■ Dataset section ■
*-*-*
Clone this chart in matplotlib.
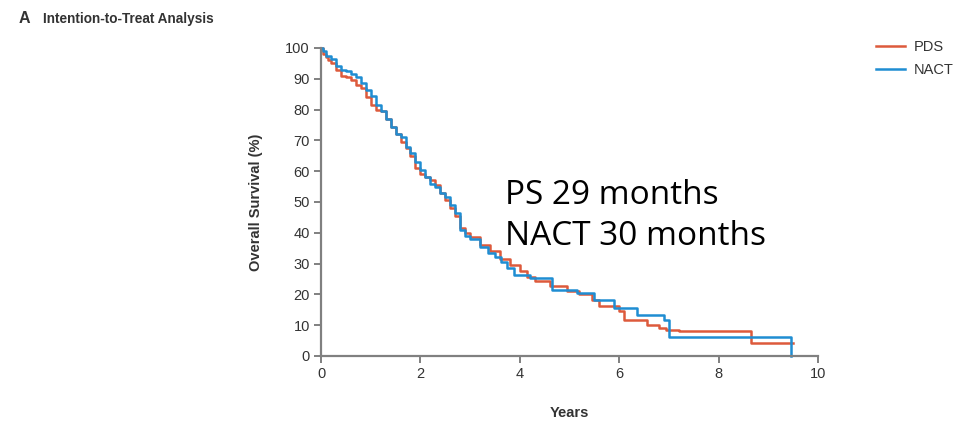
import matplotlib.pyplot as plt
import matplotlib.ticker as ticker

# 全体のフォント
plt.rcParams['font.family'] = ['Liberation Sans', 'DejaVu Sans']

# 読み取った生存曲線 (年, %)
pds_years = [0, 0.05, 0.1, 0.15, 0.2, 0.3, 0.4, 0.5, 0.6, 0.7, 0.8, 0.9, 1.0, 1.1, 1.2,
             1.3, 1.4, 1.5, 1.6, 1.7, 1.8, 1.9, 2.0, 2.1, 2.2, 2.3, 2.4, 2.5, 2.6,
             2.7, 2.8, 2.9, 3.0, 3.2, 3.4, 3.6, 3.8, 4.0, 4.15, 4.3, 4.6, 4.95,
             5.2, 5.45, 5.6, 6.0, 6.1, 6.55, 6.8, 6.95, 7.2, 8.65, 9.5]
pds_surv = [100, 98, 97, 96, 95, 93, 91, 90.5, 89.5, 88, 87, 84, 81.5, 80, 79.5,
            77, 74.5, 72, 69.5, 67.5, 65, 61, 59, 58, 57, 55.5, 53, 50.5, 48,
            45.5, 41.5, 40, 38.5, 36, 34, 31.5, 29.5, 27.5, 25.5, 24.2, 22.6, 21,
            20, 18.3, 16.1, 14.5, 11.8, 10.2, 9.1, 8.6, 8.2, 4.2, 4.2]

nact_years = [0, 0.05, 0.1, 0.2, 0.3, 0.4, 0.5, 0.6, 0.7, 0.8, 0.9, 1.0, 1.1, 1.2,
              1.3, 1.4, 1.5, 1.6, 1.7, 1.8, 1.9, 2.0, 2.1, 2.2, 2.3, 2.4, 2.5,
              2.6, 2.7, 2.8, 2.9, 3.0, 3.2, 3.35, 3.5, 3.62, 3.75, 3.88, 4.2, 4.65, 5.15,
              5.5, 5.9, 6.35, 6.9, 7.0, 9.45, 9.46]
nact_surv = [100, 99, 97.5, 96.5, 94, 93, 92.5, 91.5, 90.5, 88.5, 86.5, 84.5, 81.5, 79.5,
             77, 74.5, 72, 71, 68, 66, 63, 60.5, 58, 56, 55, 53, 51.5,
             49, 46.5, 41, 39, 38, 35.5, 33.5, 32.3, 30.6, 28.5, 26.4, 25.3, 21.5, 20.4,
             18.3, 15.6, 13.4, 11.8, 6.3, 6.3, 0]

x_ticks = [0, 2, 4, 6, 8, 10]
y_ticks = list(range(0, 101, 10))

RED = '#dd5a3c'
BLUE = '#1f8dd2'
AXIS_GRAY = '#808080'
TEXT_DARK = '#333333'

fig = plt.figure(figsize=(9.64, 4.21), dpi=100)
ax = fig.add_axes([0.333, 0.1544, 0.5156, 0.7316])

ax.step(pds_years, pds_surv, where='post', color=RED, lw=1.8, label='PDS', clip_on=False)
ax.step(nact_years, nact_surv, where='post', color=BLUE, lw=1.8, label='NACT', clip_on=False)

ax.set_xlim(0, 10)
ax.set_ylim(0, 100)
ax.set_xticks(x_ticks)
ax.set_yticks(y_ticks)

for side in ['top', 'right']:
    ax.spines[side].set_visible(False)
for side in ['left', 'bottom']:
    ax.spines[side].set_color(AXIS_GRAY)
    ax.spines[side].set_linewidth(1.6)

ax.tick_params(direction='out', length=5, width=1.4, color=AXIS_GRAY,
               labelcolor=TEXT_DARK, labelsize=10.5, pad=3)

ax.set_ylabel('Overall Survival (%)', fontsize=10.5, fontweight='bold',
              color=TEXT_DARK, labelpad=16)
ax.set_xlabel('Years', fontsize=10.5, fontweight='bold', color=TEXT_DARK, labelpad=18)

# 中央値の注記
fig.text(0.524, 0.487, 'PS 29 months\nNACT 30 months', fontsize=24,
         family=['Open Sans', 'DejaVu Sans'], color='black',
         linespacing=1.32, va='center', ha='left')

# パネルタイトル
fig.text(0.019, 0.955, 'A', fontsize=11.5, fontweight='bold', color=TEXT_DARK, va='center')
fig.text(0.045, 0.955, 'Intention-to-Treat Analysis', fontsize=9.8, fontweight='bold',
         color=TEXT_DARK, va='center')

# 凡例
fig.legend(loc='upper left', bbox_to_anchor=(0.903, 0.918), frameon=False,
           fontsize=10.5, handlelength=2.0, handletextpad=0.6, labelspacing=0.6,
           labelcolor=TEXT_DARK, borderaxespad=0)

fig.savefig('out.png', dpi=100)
*-*-*
■ What to work on ■
Reproduce every line precisely as given, omitting all pictures.

■ Output of the task ■
Clone this chart in matplotlib.
import matplotlib.pyplot as plt
import matplotlib.ticker as ticker

# 全体のフォント
plt.rcParams['font.family'] = ['Liberation Sans', 'DejaVu Sans']

# 読み取った生存曲線 (年, %)
pds_years = [0, 0.05, 0.1, 0.15, 0.2, 0.3, 0.4, 0.5, 0.6, 0.7, 0.8, 0.9, 1.0, 1.1, 1.2,
             1.3, 1.4, 1.5, 1.6, 1.7, 1.8, 1.9, 2.0, 2.1, 2.2, 2.3, 2.4, 2.5, 2.6,
             2.7, 2.8, 2.9, 3.0, 3.2, 3.4, 3.6, 3.8, 4.0, 4.15, 4.3, 4.6, 4.95,
             5.2, 5.45, 5.6, 6.0, 6.1, 6.55, 6.8, 6.95, 7.2, 8.65, 9.5]
pds_surv = [100, 98, 97, 96, 95, 93, 91, 90.5, 89.5, 88, 87, 84, 81.5, 80, 79.5,
            77, 74.5, 72, 69.5, 67.5, 65, 61, 59, 58, 57, 55.5, 53, 50.5, 48,
            45.5, 41.5, 40, 38.5, 36, 34, 31.5, 29.5, 27.5, 25.5, 24.2, 22.6, 21,
            20, 18.3, 16.1, 14.5, 11.8, 10.2, 9.1, 8.6, 8.2, 4.2, 4.2]

nact_years = [0, 0.05, 0.1, 0.2, 0.3, 0.4, 0.5, 0.6, 0.7, 0.8, 0.9, 1.0, 1.1, 1.2,
              1.3, 1.4, 1.5, 1.6, 1.7, 1.8, 1.9, 2.0, 2.1, 2.2, 2.3, 2.4, 2.5,
              2.6, 2.7, 2.8, 2.9, 3.0, 3.2, 3.35, 3.5, 3.62, 3.75, 3.88, 4.2, 4.65, 5.15,
              5.5, 5.9, 6.35, 6.9, 7.0, 9.45, 9.46]
nact_surv = [100, 99, 97.5, 96.5, 94, 93, 92.5, 91.5, 90.5, 88.5, 86.5, 84.5, 81.5, 79.5,
             77, 74.5, 72, 71, 68, 66, 63, 60.5, 58, 56, 55, 53, 51.5,
             49, 46.5, 41, 39, 38, 35.5, 33.5, 32.3, 30.6, 28.5, 26.4, 25.3, 21.5, 20.4,
             18.3, 15.6, 13.4, 11.8, 6.3, 6.3, 0]

x_ticks = [0, 2, 4, 6, 8, 10]
y_ticks = list(range(0, 101, 10))

RED = '#dd5a3c'
BLUE = '#1f8dd2'
AXIS_GRAY = '#808080'
TEXT_DARK = '#333333'

fig = plt.figure(figsize=(9.64, 4.21), dpi=100)
ax = fig.add_axes([0.333, 0.1544, 0.5156, 0.7316])

ax.step(pds_years, pds_surv, where='post', color=RED, lw=1.8, label='PDS', clip_on=False)
ax.step(nact_years, nact_surv, where='post', color=BLUE, lw=1.8, label='NACT', clip_on=False)

ax.set_xlim(0, 10)
ax.set_ylim(0, 100)
ax.set_xticks(x_ticks)
ax.set_yticks(y_ticks)

for side in ['top', 'right']:
    ax.spines[side].set_visible(False)
for side in ['left', 'bottom']:
    ax.spines[side].set_color(AXIS_GRAY)
    ax.spines[side].set_linewidth(1.6)

ax.tick_params(direction='out', length=5, width=1.4, color=AXIS_GRAY,
               labelcolor=TEXT_DARK, labelsize=10.5, pad=3)

ax.set_ylabel('Overall Survival (%)', fontsize=10.5, fontweight='bold',
              color=TEXT_DARK, labelpad=16)
ax.set_xlabel('Years', fontsize=10.5, fontweight='bold', color=TEXT_DARK, labelpad=18)

# 中央値の注記
fig.text(0.524, 0.487, 'PS 29 months\nNACT 30 months', fontsize=24,
         family=['Open Sans', 'DejaVu Sans'], color='black',
         linespacing=1.32, va='center', ha='left')

# パネルタイトル
fig.text(0.019, 0.955, 'A', fontsize=11.5, fontweight='bold', color=TEXT_DARK, va='center')
fig.text(0.045, 0.955, 'Intention-to-Treat Analysis', fontsize=9.8, fontweight='bold',
         color=TEXT_DARK, va='center')

# 凡例
fig.legend(loc='upper left', bbox_to_anchor=(0.903, 0.918), frameon=False,
           fontsize=10.5, handlelength=2.0, handletextpad=0.6, labelspacing=0.6,
           labelcolor=TEXT_DARK, borderaxespad=0)

fig.savefig('out.png', dpi=100)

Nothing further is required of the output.